1937 film by Ralph Murphy

Night Club Scandal is a 1937 American thriller film directed by Ralph Murphy and written by Lillie Hayward, based on a play by Daniel Nathan Rubin. The film stars John Barrymore, Lynne Overman, Louise Campbell, Charles Bickford, Harvey Stephens, J. Carrol Naish and Evelyn Brent. It was released on November 11, 1937, by Paramount Pictures.

==Plot==
After murdering his unfaithful wife in his apartment, Dr. Ernest Tindal leaves before his wife's lover Frank discovers the body. Frank panics and flees, leaving his fingerprints. He is arrested, convicted and condemned to die.

A newspaper reporter, Kirk, and a police captain, McKinley, continue to investigate. Kirk becomes attracted to Vera, the suspect's sister. They successfully prove that Frank was falsely accused while Tindal conspires with gangsters Jack and Julia Reed, hoping to escape implication in the crime. Tindal shoots Jack but is taken into custody by McKinley.

==Cast==
- John Barrymore as Dr. Ernest Tindal
- Lynne Overman as Russell Kirk
- Louise Campbell as Vera Marlin
- Charles Bickford as Det. Capt.

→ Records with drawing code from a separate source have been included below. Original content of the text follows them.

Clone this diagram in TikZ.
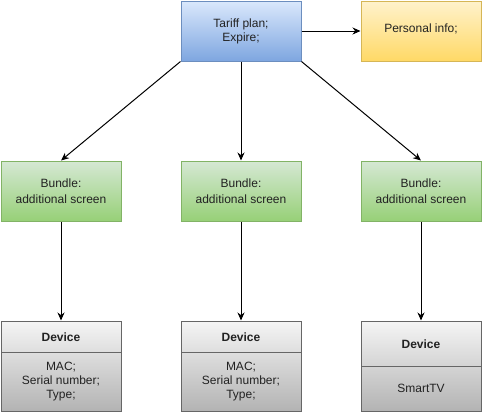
\documentclass[tikz,border=0pt]{standalone}
\usepackage{fontspec}
\setmainfont{Liberation Sans}
\usetikzlibrary{arrows.meta}

\definecolor{planTop}{HTML}{DAE8FC}
\definecolor{planBot}{HTML}{7EA6E0}
\definecolor{planLine}{HTML}{6C8EBF}
\definecolor{infoTop}{HTML}{FFF2CC}
\definecolor{infoBot}{HTML}{FFD966}
\definecolor{infoLine}{HTML}{D6B656}
\definecolor{bundleTop}{HTML}{D5E8D4}
\definecolor{bundleBot}{HTML}{97D077}
\definecolor{bundleLine}{HTML}{82B366}
\definecolor{devTop}{HTML}{F5F5F5}
\definecolor{devBot}{HTML}{B3B3B3}
\definecolor{devLine}{HTML}{666666}
\definecolor{txtGray}{HTML}{222222}

\tikzset{
    box/.style={rectangle, minimum width=120pt, minimum height=60pt, inner sep=0pt,
        align=center, line width=1pt, text=txtGray, font=\fontsize{12}{14}\selectfont},
    planbox/.style={box, draw=planLine, top color=planTop, bottom color=planBot},
    infobox/.style={box, draw=infoLine, top color=infoTop, bottom color=infoBot},
    bundlebox/.style={box, draw=bundleLine, top color=bundleTop, bottom color=bundleBot},
    devbox/.style={box, minimum height=90pt, draw=devLine, top color=devTop, bottom color=devBot},
    txt/.style={align=center, inner sep=0pt, text=txtGray, font=\fontsize{12}{14}\selectfont},
}

\begin{document}
\begin{tikzpicture}[x=1pt,y=-1pt,>={Stealth[length=8pt,width=7pt]}]
        \useasboundingbox (0,0) rectangle (483,413);
        \node[planbox] (plan) at (241,31){Tariff plan;\\Expire;};
        \node[infobox] (info) at (421,31){\raisebox{5pt}{Personal info;}};
        \foreach \n/\x in {a/61,b/241,c/421}
        {
            \node[bundlebox] (bundle\n) at (\x,191){Bundle:\\[2pt]additional screen};
            \node[devbox] (dev\n) at (\x,366){};
        }
        \foreach \n/\x in {a/61,b/241}
        {
            \draw[devLine,line width=1pt] (\x-60,352)--(\x+60,352);
            \node[txt,font=\fontsize{12}{14}\selectfont\bfseries] (head\n) at (\x,337){Device};
            \node[txt] (body\n) at (\x,382){MAC;\\Serial number;\\Type;};
        }
        \draw[devLine,line width=1pt] (361,366)--(481,366);
        \node[txt,font=\fontsize{12}{14}\selectfont\bfseries] (headc) at (421,344){Device};
        \node[txt] (bodyc) at (421,388.5){SmartTV};
        \draw[->,line width=1pt] (plan.east)--(info.west);
        \draw[->,line width=1pt] (plan.south west)--(bundlea.north);
        \draw[->,line width=1pt] (plan.south)--(bundleb.north);
        \draw[->,line width=1pt] (plan.south east)--(bundlec.north);
        \foreach \n in {a,b,c}
        {
            \draw[->,line width=1pt] (bundle\n.south)--(dev\n.north);
        }
    \end{tikzpicture}
\end{document}
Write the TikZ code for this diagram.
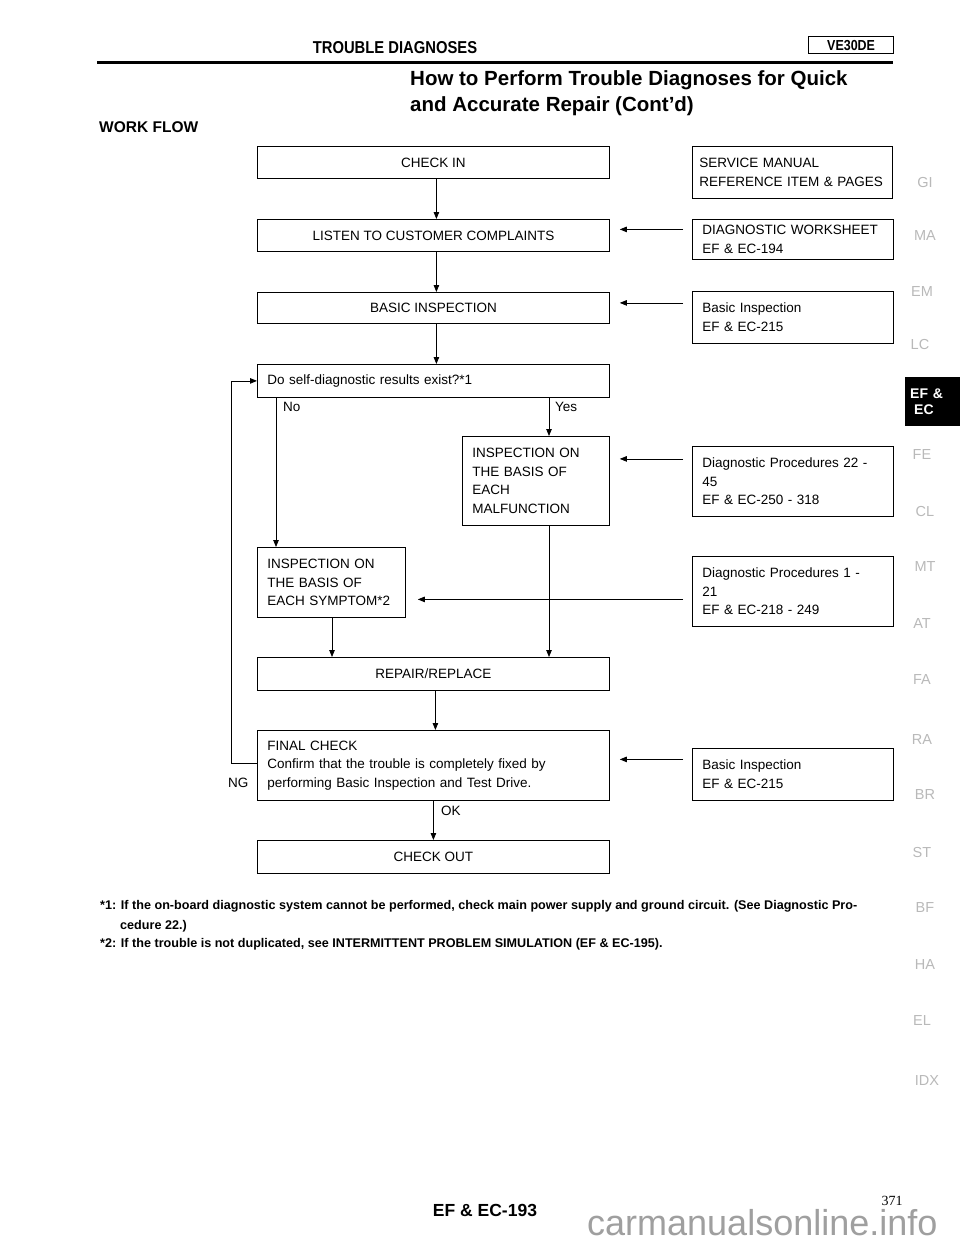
\documentclass[tikz,border=0pt]{standalone}
\usepackage{fontspec}
\setmainfont{Liberation Sans}
\newfontfamily\condfont[FakeStretch=0.86]{Liberation Sans}
\newfontfamily\serifnum{Liberation Serif}
\usetikzlibrary{arrows.meta,calc}
\begin{document}
\begin{tikzpicture}[x=1pt,y=-1pt,
  flow/.style={draw, line width=0.8pt, inner sep=0pt, font=\fontsize{13.5}{18.7}\selectfont},
  cbox/.style={flow, anchor=north west, align=center},
  lbox/.style={flow, anchor=north west, align=left, inner xsep=10pt},
  arr/.style={-{Triangle[length=7pt,width=5.5pt]}, line width=0.8pt},
  tab/.style={font=\fontsize{14.5}{14.5}\selectfont, text=gray!55, anchor=center, inner sep=0pt},
  note/.style={font=\bfseries\fontsize{12.6}{14}\selectfont, anchor=base west, inner sep=0pt},
  lbl/.style={font=\fontsize{13.5}{16}\selectfont, inner sep=0pt, anchor=west}
]
\fill[white] (0,0) rectangle (960,1242);
\useasboundingbox (0,0) rectangle (960,1242);

% header
\node[font=\condfont\bfseries\fontsize{17.2}{17.2}\selectfont, anchor=base, inner sep=0pt] (title) at (395,53) {TROUBLE DIAGNOSES};
\node[draw, line width=1.2pt, minimum width=85pt, minimum height=17pt, anchor=north west, inner sep=0pt, font=\condfont\bfseries\fontsize{14.5}{14}\selectfont] (eng) at (808,36) {VE30DE};
\coordinate (ruleL) at (97,62);
\coordinate (ruleR) at (893,62);
\draw[line width=3pt] (ruleL) -- (ruleR);
\node[font=\bfseries\fontsize{20.5}{20.5}\selectfont, anchor=base west, inner sep=0pt] (sub1) at (410,85) {How to Perform Trouble Diagnoses for Quick};
\node[font=\bfseries\fontsize{20.5}{20.5}\selectfont, anchor=base west, inner sep=0pt] (sub2) at (410,111) {and Accurate Repair (Cont'd)};
\node[font=\bfseries\fontsize{15.5}{15.5}\selectfont, anchor=base west, inner sep=0pt] (wf) at (99,132) {WORK FLOW};

% flow boxes
\node[cbox, minimum width=352pt, minimum height=32pt] (checkin) at (257,146) {CHECK IN};
\node[lbox, text width=186pt, inner xsep=7pt, minimum height=52pt] (svc) at (692,146) {SERVICE MANUAL\\REFERENCE ITEM \& PAGES};
\node[cbox, minimum width=352pt, minimum height=32pt] (listen) at (257,219) {LISTEN TO CUSTOMER COMPLAINTS};
\node[lbox, text width=181pt, minimum height=40pt] (wsheet) at (692,219) {DIAGNOSTIC WORKSHEET\\EF \& EC-194};
\node[cbox, minimum width=352pt, minimum height=31pt] (basic) at (257,292) {BASIC INSPECTION};
\node[lbox, text width=181pt, minimum height=52pt] (bref) at (692,291) {Basic Inspection\\EF \& EC-215};
\node[lbox, text width=332pt, minimum height=33pt] (self) at (257,364) {Do self-diagnostic results exist?*1};
\node[lbox, text width=127pt, minimum height=89pt] (malf) at (462,436) {INSPECTION ON\\THE BASIS OF\\EACH\\MALFUNCTION};
\node[lbox, text width=181pt, minimum height=70pt] (d22) at (692,446) {Diagnostic Procedures 22 -\\45\\EF \& EC-250 - 318};
\node[lbox, text width=128pt, minimum height=70pt] (symp) at (257,547) {INSPECTION ON\\THE BASIS OF\\EACH SYMPTOM*2};
\node[lbox, text width=181pt, minimum height=70pt] (d1) at (692,556) {Diagnostic Procedures 1 -\\21\\EF \& EC-218 - 249};
\node[cbox, minimum width=352pt, minimum height=33pt] (repair) at (257,657) {REPAIR/REPLACE};
\node[lbox, text width=332pt, minimum height=70pt] (final) at (257,730) {FINAL CHECK\\Confirm that the trouble is completely fixed by\\performing Basic Inspection and Test Drive.};
\node[lbox, text width=181pt, minimum height=52pt] (bref2) at (692,748) {Basic Inspection\\EF \& EC-215};
\node[cbox, minimum width=352pt, minimum height=33pt] (checkout) at (257,840) {CHECK OUT};

% main connectors
\draw[arr] ($(checkin.south)+(3,0)$) -- ($(listen.north)+(3,0)$);
\draw[arr] ($(listen.south)+(3,0)$) -- ($(basic.north)+(3,0)$);
\draw[arr] ($(basic.south)+(3,0)$) -- ($(self.north)+(3,0)$);
\draw[arr] ($(repair.south)+(2,0)$) -- ($(final.north)+(2,0)$);
\draw[arr] (final) -- (checkout);

% reference arrows
\draw[arr] ($(wsheet.west|-listen.east)+(-9,-6)$) -- ($(listen.east)+(10,-6)$);
\draw[arr] ($(bref.west|-basic.east)+(-9,-5)$) -- ($(basic.east)+(10,-5)$);
\draw[arr] ($(d22.west|-malf.east)+(-9,-22)$) -- ($(malf.east)+(10,-22)$);
\draw[arr] ($(d1.west)+(-9,8)$) -- ($(symp.east|-d1.west)+(12,8)$);
\draw[arr] ($(bref2.west|-final.east)+(-9,-6)$) -- ($(final.east)+(10,-6)$);

% branches
\coordinate (nox) at ($(symp.north west)+(19,0)$);
\coordinate (yx) at ($(malf.north west)+(87,0)$);
\coordinate (sx) at ($(symp.south west)+(75,0)$);
\draw[arr] (self.south -| nox) -- (nox);
\draw[arr] (self.south -| yx) -- (yx);
\draw[arr] (malf.south -| yx) -- (repair.north -| yx);
\draw[arr] (sx) -- (repair.north -| sx);
\draw[arr] ($(final.west)+(0,-2)$) -- ++(-26,0) |- (self.west);

% labels
\node[lbl] (no) at (283,407) {No};
\node[lbl] (yes) at (555,407) {Yes};
\node[lbl] (ok) at (441,811) {OK};
\node[lbl] (ng) at (228,783) {NG};

% footnotes
\node[note] (n1) at (100,909) {*1: If the on-board diagnostic system cannot be performed, check main power supply and ground circuit. (See Diagnostic Pro-};
\node[note] (n1b) at (120,929) {cedure 22.)};
\node[note] (n2) at (100,947) {*2: If the trouble is not duplicated, see INTERMITTENT PROBLEM SIMULATION (EF \& EC-195).};

% side tabs
\node[tab] (tGI) at (925,183) {GI};
\node[tab] (tMA) at (925,236) {MA};
\node[tab] (tEM) at (922,292) {EM};
\node[tab] (tLC) at (920,345) {LC};
\node[fill=black, text=white, text width=45pt, inner xsep=5pt, inner ysep=0pt, minimum height=49pt, anchor=north west, align=left, font=\bfseries\fontsize{14}{16}\selectfont] (tEF) at (905,377) {EF \&\\\hspace*{4pt}EC};
\node[tab] (tFE) at (922,455) {FE};
\node[tab] (tCL) at (925,512) {CL};
\node[tab] (tMT) at (925,567) {MT};
\node[tab] (tAT) at (922,624) {AT};
\node[tab] (tFA) at (922,680) {FA};
\node[tab] (tRA) at (922,740) {RA};
\node[tab] (tBR) at (925,795) {BR};
\node[tab] (tST) at (922,852) {ST};
\node[tab] (tBF) at (925,908) {BF};
\node[tab] (tHA) at (925,965) {HA};
\node[tab] (tEL) at (922,1020) {EL};
\node[tab] (tIDX) at (927,1080) {IDX};

% footer
\node[font=\bfseries\fontsize{17.5}{17.5}\selectfont, anchor=base, inner sep=0pt] (pg) at (485,1216) {EF \& EC-193};
\node[font=\serifnum\fontsize{14}{14}\selectfont, anchor=base, inner sep=0pt] (num) at (892,1205) {371};
\node[font=\fontsize{36}{36}\selectfont, text=gray!75, anchor=base west, inner sep=0pt] (wm) at (587,1235) {carmanualsonline.info};
\end{tikzpicture}
\end{document}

McKinley
- Harvey Stephens as Frank Marlin
- J. Carrol Naish as Jack Reed
- Evelyn Brent as Julia Reed
- Elizabeth Patterson as Mrs. Elvira Ward
- Cecil Cunningham as Mrs. Alvin
- Barlowe Borland as Dr. Sully
- John Sheehan as Duffy
- George Guhl as Broun
- Frank O'Connor as Alcott
- Leonard Willey as Dr. Goodman
- George Offerman Jr. as Messenger Boy
- Virginia Vale as Marsh's Maid
- Robert Brister as District Attorney
- Richard Cramer as Prison Guard
- John Hamilton as Governor

== Reception ==
In a contemporary review for The New York Times, critic Bosley Crowther called Night Club Scandal a "workmanlike and reasonably exciting melodrama" and wrote:The screen's finest Westphalian is still being purveyed by John Barrymore ... The role is merely a quoditian chore for John, but he brings it to a Barrymore-ish dignity, authority and presence which add immeasurably to its dramatic effectiveness. Though not especially "ambitious" in a productional sense, the film itself—largely in consequence—may be counted among the more tolerable of recent corpse operas.